Figure 2: PJT Historical Cash Flow
Shares are expensive on both an absolute and relative basis
On consensus numbers looking out the next 3 years PJT trades at a high absolute valuation and a high valuation relative to peers. Even assuming EBITDA well in excess of out year consensus and 50% higher than the company’s 2020 peak earnings (the ‘Max’ column in Figure 3 below), shares appear only fairly valued.
Figure 3: PJT Trading Multiples
In addition, PJT trades at the highest EBITDA multiple in its peer group. This is despite the company’s higher tax burden vs. peers (not captured in the EBITDA multiple) and the lowest expected revenue growth over the next two years.
Figure 4: PJT Trading Multiples vs. Peers
Fair value is >40% below today’s price
Despite the unusually favorable operating environment PJT’s normalized earnings should continue to grow. The company continues to hire more bankers and gain share. In addition, many of the PJT’s recently hired bankers have yet to reach full productivity leading to below normal margins. We assume that share gains increase earnings 15%, normalized margins are 220bps higher than 2024 which is offset by a $35m decrease from less favorable end markets. This yields normalized EBITDA of $295m.

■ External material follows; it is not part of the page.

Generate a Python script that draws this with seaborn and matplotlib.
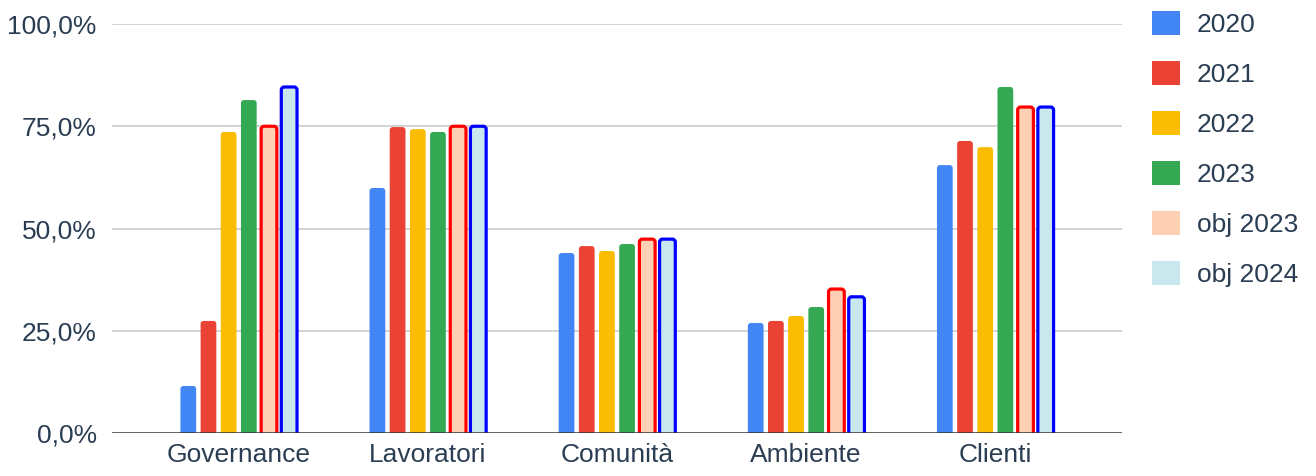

Normalized EBITDA of $295m translates to free cash flow after stock comp of roughly $198m. We value PJT at 16x FCF or an implied EV/EBITDA of 9.6x. On a absolute basis, this multiple feels right as earnings should continue to grow overtime, but this growth will likely be volatile due to changing markets and fluctuations in share in this competitive market. 9.6x EBITDA also is roughly equal to where peers trade after adjusting for PJT’s higher tax burden. This yields a valuation of approximately $72 /share or 42% below the current price.
Figure 5: PJT Valuation
Key risk
The key risk here is that PJT’s market share growth overwhelms a less favorable operating environment such that normalized future earnings are much higher than prior peaks. Not only are banking markets volatile but share among advisors can swing significantly. PJT has executed well over the last several years and now boasts an enterprise value comparable to more established firms like Lazard, Moelis and Piper Sandler.
While our valuation assumes continued share gains, share gains could be even more than we’ve modeled. However, this risk appears acceptable for two reasons; First, even if we’re wrong and normalized EBITDA is 50% higher than the 2020 peak, shares only appear fairly valued (see figure 3). Second, this is a competitive industry and no one bank grows forever - as WEB said about Solomon “the assets go home every night” and many once hot advisors no longer exist today (when I was coming out of undergrad, everyone wanted to work for Gleacher). As such, it seems unlikely that share gains will be enough to cause significant losses.
I do not hold a position with the issuer such as employment, directorship, or consultancy.
I and/or others I advise hold a material investment in the issuer's securities.